Should you hold on to the investments you've inherited?

It all depends on their value and return, as well as the tax implications for you. The latter will depend on your relationship to the deceased, e.g., if you are a spouse, child or third party. In fact, spouses have special status.

If the investments were bequeathed to a spouse, there is a tax-free direct rollover of the investment to the spouse. The same applies to RRSPs.

If the bequest is made to a child or third party, the situation is a little more complex. The investment is deemed to have been disposed of at its fair market value. In other words, for tax purposes, the security is considered sold at the time of death. Consequently, a new tax cost will be calculated, the adjusted cost base. If the heir chooses to keep the investment, this price becomes the purchase price, which will later be used to calculate the capital gain.

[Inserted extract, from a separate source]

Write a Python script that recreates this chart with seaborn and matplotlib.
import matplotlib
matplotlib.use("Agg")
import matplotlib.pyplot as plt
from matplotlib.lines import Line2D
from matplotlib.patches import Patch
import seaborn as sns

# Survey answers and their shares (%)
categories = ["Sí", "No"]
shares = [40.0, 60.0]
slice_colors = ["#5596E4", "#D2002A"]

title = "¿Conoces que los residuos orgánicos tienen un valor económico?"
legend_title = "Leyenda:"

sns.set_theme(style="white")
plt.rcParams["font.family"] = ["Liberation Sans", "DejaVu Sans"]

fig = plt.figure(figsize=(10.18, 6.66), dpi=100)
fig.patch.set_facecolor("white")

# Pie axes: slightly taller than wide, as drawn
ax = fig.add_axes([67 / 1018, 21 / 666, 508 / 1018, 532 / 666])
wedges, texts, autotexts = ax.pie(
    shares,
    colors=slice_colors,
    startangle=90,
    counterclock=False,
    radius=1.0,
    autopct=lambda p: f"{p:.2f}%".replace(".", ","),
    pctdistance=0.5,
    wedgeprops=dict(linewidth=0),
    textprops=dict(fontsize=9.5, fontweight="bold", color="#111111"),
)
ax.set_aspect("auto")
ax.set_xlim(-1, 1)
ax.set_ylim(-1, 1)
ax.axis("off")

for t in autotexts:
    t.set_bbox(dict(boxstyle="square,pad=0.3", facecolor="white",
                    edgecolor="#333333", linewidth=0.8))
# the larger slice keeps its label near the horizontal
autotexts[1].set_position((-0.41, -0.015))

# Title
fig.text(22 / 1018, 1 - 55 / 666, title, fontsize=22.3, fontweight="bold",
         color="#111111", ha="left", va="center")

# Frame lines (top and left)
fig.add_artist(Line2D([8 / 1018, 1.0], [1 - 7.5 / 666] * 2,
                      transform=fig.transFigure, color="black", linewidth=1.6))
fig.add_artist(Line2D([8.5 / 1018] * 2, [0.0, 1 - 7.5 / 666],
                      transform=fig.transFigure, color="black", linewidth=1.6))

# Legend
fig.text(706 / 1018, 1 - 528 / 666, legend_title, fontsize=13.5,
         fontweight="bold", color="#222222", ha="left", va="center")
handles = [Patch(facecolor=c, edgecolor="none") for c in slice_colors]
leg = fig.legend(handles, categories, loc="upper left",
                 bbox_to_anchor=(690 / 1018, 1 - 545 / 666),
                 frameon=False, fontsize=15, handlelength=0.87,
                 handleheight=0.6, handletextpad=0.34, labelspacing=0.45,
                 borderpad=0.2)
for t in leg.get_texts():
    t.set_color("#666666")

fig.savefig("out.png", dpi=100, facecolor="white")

Investment certificates and other guaranteed investments

Most financial institutions allow heirs to buy back or keep investment certificates or any other guaranteed investment with or without penalty at the time of the testator's death. The only reason for keeping investments such as term deposits would be to take advantage of higher interest rates.

Stocks and bonds

It is possible to simply re-register stocks and bonds to the heirs, who then become their holders.

Choosing to keep or sell investments

Here is an example to illustrate the issues involved.

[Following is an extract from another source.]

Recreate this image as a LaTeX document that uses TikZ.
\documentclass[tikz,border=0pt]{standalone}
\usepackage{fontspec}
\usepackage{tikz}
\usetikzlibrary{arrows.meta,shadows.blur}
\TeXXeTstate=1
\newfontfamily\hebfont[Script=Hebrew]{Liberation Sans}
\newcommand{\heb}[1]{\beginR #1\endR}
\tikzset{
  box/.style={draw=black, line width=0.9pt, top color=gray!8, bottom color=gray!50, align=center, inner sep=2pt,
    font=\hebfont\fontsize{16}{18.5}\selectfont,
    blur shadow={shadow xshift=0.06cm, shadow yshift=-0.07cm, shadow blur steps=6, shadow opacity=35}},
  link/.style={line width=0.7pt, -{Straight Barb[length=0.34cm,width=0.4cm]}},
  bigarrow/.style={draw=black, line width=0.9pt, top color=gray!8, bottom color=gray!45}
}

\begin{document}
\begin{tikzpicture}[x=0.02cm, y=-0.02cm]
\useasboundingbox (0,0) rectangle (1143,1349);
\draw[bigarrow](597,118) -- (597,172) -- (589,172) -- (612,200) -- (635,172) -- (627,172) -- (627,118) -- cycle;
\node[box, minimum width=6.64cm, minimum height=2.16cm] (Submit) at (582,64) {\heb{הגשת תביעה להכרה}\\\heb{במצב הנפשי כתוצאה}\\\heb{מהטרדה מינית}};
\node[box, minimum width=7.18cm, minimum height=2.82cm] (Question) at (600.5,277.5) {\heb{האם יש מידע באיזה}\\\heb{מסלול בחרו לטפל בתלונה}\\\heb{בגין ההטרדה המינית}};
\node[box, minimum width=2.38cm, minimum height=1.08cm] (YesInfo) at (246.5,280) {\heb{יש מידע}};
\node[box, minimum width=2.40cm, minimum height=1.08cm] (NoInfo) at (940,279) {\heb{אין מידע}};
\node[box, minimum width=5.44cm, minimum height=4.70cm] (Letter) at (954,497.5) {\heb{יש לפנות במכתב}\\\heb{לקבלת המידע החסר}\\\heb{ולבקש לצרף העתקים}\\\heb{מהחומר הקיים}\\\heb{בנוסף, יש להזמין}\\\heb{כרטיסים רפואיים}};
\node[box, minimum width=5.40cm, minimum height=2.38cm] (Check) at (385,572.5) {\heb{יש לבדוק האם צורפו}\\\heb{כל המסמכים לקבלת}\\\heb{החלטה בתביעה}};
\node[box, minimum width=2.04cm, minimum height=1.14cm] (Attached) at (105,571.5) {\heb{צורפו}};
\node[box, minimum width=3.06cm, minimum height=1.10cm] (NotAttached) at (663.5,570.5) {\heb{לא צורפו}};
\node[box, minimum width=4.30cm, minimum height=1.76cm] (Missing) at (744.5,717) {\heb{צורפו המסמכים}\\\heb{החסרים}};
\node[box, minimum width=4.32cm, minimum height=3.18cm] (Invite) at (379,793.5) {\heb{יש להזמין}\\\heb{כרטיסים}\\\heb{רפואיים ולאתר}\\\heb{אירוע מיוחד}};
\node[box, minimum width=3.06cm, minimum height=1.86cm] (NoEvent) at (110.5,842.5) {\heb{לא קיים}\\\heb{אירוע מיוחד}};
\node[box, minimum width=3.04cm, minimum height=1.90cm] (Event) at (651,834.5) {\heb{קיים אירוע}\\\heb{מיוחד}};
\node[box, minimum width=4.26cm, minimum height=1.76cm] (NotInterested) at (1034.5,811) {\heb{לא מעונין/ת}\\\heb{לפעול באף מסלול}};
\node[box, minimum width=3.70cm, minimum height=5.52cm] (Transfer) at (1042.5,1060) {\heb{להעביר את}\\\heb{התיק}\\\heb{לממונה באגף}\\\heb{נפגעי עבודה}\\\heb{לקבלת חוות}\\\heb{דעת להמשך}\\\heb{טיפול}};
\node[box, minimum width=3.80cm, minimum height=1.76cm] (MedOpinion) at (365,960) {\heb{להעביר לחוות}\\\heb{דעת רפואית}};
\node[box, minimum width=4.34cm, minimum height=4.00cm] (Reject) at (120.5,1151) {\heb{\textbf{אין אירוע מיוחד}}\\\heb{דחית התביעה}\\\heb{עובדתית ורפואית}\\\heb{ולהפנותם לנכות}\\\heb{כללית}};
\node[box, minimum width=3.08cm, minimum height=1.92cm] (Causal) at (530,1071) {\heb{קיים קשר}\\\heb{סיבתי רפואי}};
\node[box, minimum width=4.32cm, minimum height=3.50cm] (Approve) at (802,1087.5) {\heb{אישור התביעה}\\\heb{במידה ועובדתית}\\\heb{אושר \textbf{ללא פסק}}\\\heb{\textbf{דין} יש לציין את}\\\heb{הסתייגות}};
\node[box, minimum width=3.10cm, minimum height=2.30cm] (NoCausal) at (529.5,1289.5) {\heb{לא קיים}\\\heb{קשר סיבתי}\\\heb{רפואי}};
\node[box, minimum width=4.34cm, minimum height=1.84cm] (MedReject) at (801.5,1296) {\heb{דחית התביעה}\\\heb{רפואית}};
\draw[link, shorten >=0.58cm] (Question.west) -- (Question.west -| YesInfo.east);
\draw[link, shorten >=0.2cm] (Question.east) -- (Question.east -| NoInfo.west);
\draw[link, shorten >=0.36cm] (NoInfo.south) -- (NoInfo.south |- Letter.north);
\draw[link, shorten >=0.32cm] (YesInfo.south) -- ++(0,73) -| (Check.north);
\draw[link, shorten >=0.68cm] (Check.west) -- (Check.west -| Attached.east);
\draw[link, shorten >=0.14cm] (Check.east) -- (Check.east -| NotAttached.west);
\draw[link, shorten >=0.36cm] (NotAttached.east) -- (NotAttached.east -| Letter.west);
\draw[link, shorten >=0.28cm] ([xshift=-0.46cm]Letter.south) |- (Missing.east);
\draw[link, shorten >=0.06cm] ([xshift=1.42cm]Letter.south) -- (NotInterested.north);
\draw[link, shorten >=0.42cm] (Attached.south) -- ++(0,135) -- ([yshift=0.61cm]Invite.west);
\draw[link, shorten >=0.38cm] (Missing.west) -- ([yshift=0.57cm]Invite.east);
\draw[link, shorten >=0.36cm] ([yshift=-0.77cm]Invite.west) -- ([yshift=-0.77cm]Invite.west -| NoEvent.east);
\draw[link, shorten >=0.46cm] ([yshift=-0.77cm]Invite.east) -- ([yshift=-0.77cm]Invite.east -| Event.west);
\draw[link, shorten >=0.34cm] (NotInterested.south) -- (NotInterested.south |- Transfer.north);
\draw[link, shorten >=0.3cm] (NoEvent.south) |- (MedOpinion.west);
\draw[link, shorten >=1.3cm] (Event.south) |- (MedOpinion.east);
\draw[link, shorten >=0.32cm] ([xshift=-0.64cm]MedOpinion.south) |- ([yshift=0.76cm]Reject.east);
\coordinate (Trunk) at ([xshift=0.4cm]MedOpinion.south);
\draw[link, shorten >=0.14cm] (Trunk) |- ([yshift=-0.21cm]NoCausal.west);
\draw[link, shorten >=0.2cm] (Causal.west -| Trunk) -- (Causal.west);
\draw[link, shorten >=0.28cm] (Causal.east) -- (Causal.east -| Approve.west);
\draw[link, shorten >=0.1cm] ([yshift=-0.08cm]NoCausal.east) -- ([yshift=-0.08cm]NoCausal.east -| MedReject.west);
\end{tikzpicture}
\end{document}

Jean-Pierre inherits 500 shares that his father purchased at $16 per share, for an initial cost of $8,000, excluding commissions.

When his father died, the shares were worth $22. For tax purposes, these shares cost Jean-Pierre $22. The capital gain must be reported on the deceased's income tax return, i.e. $6 per share, which will be taxed at 50%,

Jean-Pierre has two options: Sell the shares right away or keep them. If he sells them at $22, there will be no taxable capital gain. If he keeps them and later sells them at $30, he will have to declare a capital gain of $8 per share ($30 - $22 = $8), which is taxable at 50%

Stocks left to a spouse

Suppose, instead, that Jean-Pierre's father had left the shares to his spouse. The deceased would then not be taxed, and the share price for his spouse would be the same as that paid by the deceased ($16 per share). This price would be used to calculate the capital gain/loss when the spouse disposes of the stock (sale, gift inter vivos or bequest).